Fine print is not just a contemporary issue. While the precise origins of the term fine print are murky, some academics have traced the first written use of the term to an 1892 newspaper article. However, it is likely that the practice of fine print buried in an agreement pre-dates that reference by decades and maybe even centuries. (Perhaps there was less fine print when contracts had to be chiseled out on a stone tablet.)
With the advent of online activity the practice of including fine print has exploded beyond just written agreements. Today all kinds of documents are chock-full of fine print. Buried in the language are legal words and phrases that can cost you your privacy, your rights, or your hard earned money. Here are some contract and service agreement phrases that you should be wary of:
“Free” There is no such thing as a free lunch. Maybe the product is “free” now, but the fine print is obligating you to pay later. Or it could be a situation when you what they are selling is you—that is your information is being harvested to be sold to marketers who will pester you with ads.

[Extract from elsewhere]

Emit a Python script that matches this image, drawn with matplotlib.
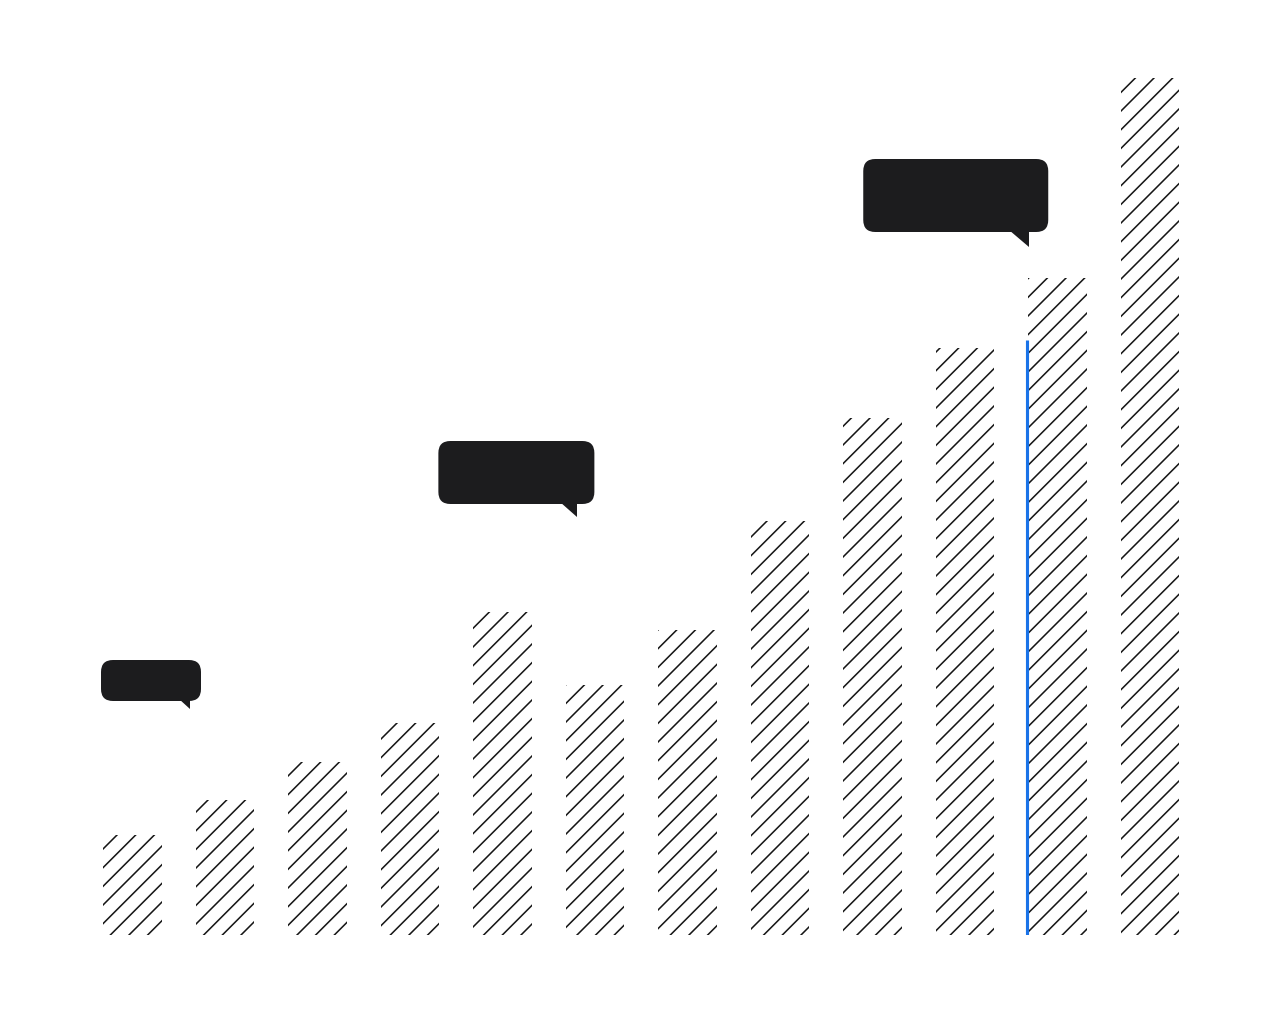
import matplotlib.pyplot as plt
from matplotlib.patches import FancyBboxPatch, Polygon

plt.rcParams['hatch.linewidth'] = 1.0

## bar values
values = [10.0, 13.5, 17.3, 21.2, 32.3, 25.0, 30.5, 41.4, 51.7, 58.7, 65.7, 85.7]
positions = list(range(len(values)))

## blue marker line
marker_index = 10
marker_value = 59.5

## empty speech-bubble callouts: centre x, bottom y (data), size in pixels
callout_x = [0.20, 4.15, 8.90]
callout_y = [23.4, 43.1, 70.3]
callout_w = [100, 156, 185]
callout_h = [41, 63, 73]

dpi = 112
fig = plt.figure(figsize=(1280 / dpi, 1024 / dpi), dpi=dpi, facecolor='white')
ax_w, ax_h = 1110, 900
ax = fig.add_axes([86.25 / 1280, 89 / 1024, ax_w / 1280, ax_h / 1024])
xmin, xmax, ymin, ymax = -0.5, 11.5, 0, 90
ax.set_xlim(xmin, xmax)
ax.set_ylim(ymin, ymax)
ax.axis('off')

bar_width = 0.63
ax.bar(positions, values, width=bar_width, facecolor='none',
       edgecolor='#151515', linewidth=0, hatch='//')

ax.vlines(marker_index - bar_width / 2 - 0.02, 0, marker_value,
          color='#1a73e8', linewidth=2.0)

## pixel -> data unit sizes
sx = (xmax - xmin) / ax_w
sy = (ymax - ymin) / ax_h

box_color = '#1c1c1e'
for cx, by, w, h in zip(callout_x, callout_y, callout_w, callout_h):
    bw, bh = w * sx, h * sy
    x0 = cx - bw / 2
    box = FancyBboxPatch((x0, by), bw, bh,
                         boxstyle='round,pad=0,rounding_size=%f' % (12 * sx),
                         mutation_aspect=sy / sx,
                         facecolor=box_color, edgecolor='none', zorder=5)
    ax.add_patch(box)
    right = x0 + bw
    inset, tw, depth = 0.27 * h, 0.27 * h, 0.2 * h
    tail = Polygon([(right - (inset + tw) * sx, by + 2 * sy),
                    (right - inset * sx, by + 2 * sy),
                    (right - inset * sx, by - depth * sy)],
                   closed=True, facecolor=box_color, edgecolor='none', zorder=5)
    ax.add_patch(tail)

fig.savefig('out.png', dpi=dpi, facecolor='white')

“Free trial” How good is your memory? Thousands of companies are wagering that your memory is shaky. When they have phrases like “We will not charge your credit card until after your free 60 day trial”, it means they are betting you will forget to cancel at 59 days. Businesses do this because they know they win this bet more often than not.
“Automatically renews” The fellow traveler of the “free trial”, “automatically renews” is also known as a self-renewal or evergreen clause. But by whatever name, it means you keep paying forever unless you provide a notice to terminate within a specific and typically relatively small window of time—for example, 30 days prior to the end of the contract term. If you want the convenience of self-renewal, that’s fine. Just don’t forget about the agreement. If you keep a long-term calendar, post a reminder to yourself about the renewal well in advance of the date when some action on your part is required.
“Late Fees” Most of us are guilty of not paying much attention to the fine print about late fees. We think they will never apply to us, but they often do. At one time or another we all have memory lapses and may miss a payment date or two. The penalty for being human shouldn’t be excessive.
“Restocking fee” In this age of seemingly endless shopping options we always assume the seller—whether on the web or in a brick and mortar store—will have a liberal return policy. Many do, but some will charge a restocking fee that can be steep, or they will deduct shipping costs from your refund, or maybe not allow returns at all. It is wise when buying anything (and especially when purchasing a big ticket item) to familiarize yourself with the seller’s return policies.
“Extended warranty” In the opinion of many consumer advocates extended warranties are of dubious value. But what can be worse is when a seller sneaks an extended warranty into the fine print of an agreement. The solution: read the fine print and challenge the inclusion of an extended warranty if you don’t want it. If the seller won’t delete the extended warranty, take your business elsewhere.
“Hold harmless and indemnify us” Be very wary when you see this phrase. In the event of a lawsuit these words can potentially obligate you to pay the company’s legal fees
In this era of “big data”, “data brokers” and “data mining” the personal information that we give away every day is being transformed into a valuable commodity. If you object to having your personal information bartered away, here a few fine print terms to be on the guard for:
“Opt out” Just as companies assume we will have poor memories they also assume we are pretty casual about accepting standard terms of service, most of which give companies the right to use our personal information however they see fit. You can usually “opt out” to stop the collection of your data, but you have to scroll through the fine print to learn how to “opt out”.
“Third party” Imagine you are at Bed, Bath, and Beyond and someone comes up to sell you tires for your car. That is exactly how third party data works. A party you are doing business with sells your personal information to a third party who then bombards you with unsolicited email, junk mail, and even phone calls. Many free offers are just bait for collecting your private information to sell to a third-party.
“To serve you better we want to learn more about your interests” This phrase sounds benign, even caring—“Gosh, they want to get to know me.” What they really want is even more personal information from you so they can get more money from data marketers who will then target you with more advertising.